Когда Виктор вернулся, Ира уже стала моей женой. Я хотел в первый же час все рассказать; Ира остановила меня — решила сама поговорить с Виктором; потом позвонила и сказала, запинаясь, что он после отпуска вдруг стал нежен, и она не в силах ни объясниться, ни сделать вид, что ничего не случилось. Я приехал, вызвал Виктора на улицу… Момент был неудачный. Ему опять было неохота ничего менять. Лишь бы заниматься наукой. И продолжать семейную жизнь — без любви, с затаенными упреками… Через несколько дней снова бы захотелось, чтобы Ира уехала, исчезла, провалилась сквозь землю, улетела на Луну — да и сегодня он бы не огорчился, найдя дома записку, что, мол, уехала в Эстонию, будь счастлив. Но роман со мной! Хуже того: я полюбил Иру, как будто она хорошая. Хотя он мне ясно объяснил, что она плохая. Либо он полтора года находился под властью какого-то наваждения, либо я — вопреки всему его прежнему опыту — человек плохой, извращенный, со склонностью к тухлятине, к пакости.

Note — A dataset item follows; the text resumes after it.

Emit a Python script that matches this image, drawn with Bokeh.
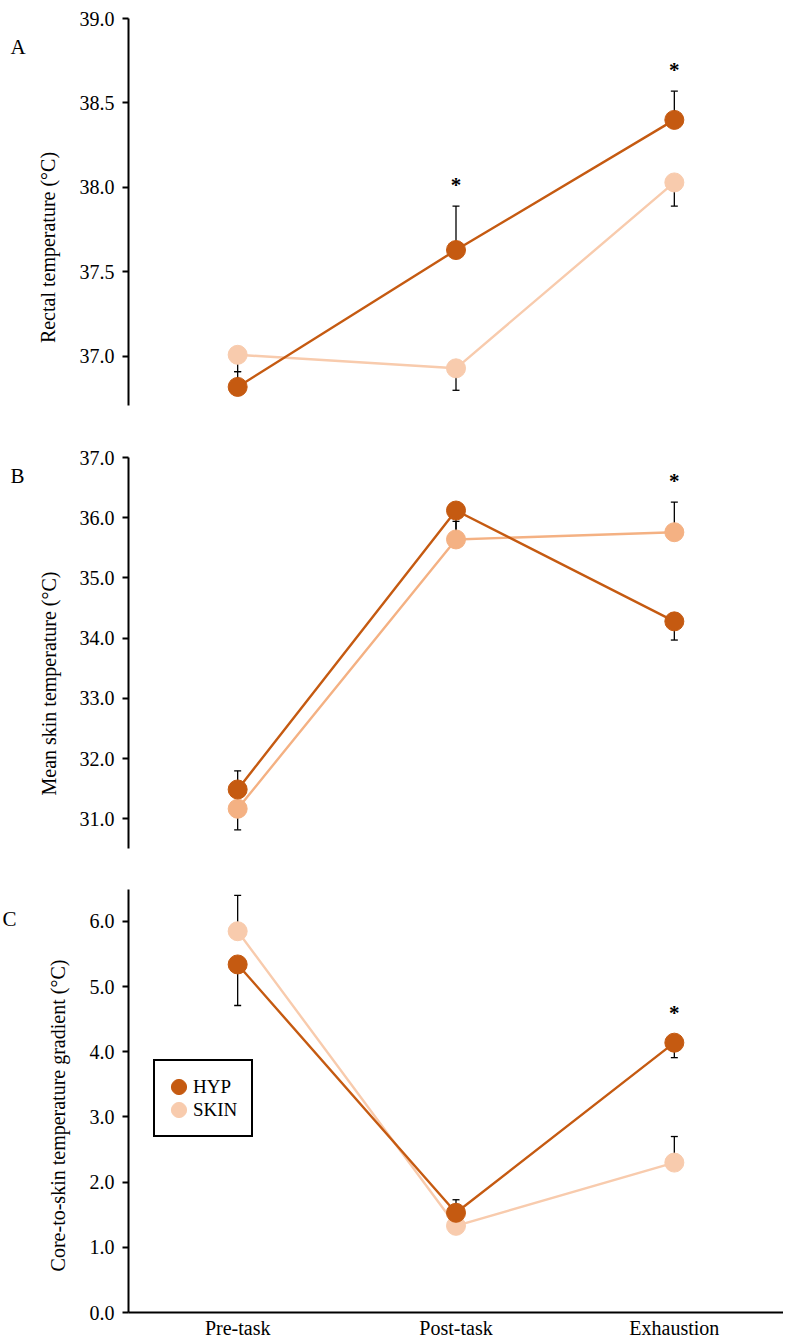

Первая реакция на мою попытку благородно объясниться была другой: Виктор опять стал убеждать меня, что Ира плохая, и с какой-то яростью осыпал ее упреками. Потом поток оборвался. Тон стал вежливо-холодным. Я почувствовал, что меня вычеркнули из списка друзей. Но я по-прежнему был полон сочувствия к Виктору и предложил Ире поскорее уйти, оставить ему его любимую родительскую квартиру. В одну из бессонных ночей мне стало совершенно очевидно, что делать: мы снимем комнату в Подмосковье, там дешевле. А потом мне что-нибудь дадут как реабилитированному. Это мое внутреннее решение столкнулось с внутренним решением Иры, совершенно противоположным. За последние полтора года ее туберкулез заново вспыхнул и дал фиброзную каверну, не поддававшуюся лекарствам. В самых благоприятных условиях ей осталось жить лет десять. Если она отсыреет в плохо протопленной хибаре, новую вспышку, скорее всего, не удастся остановить. Что тогда будет делать ее младший сын Ледик? Как я могу жертвовать ее жизнью и ее мальчиком — ради своего душевного покоя?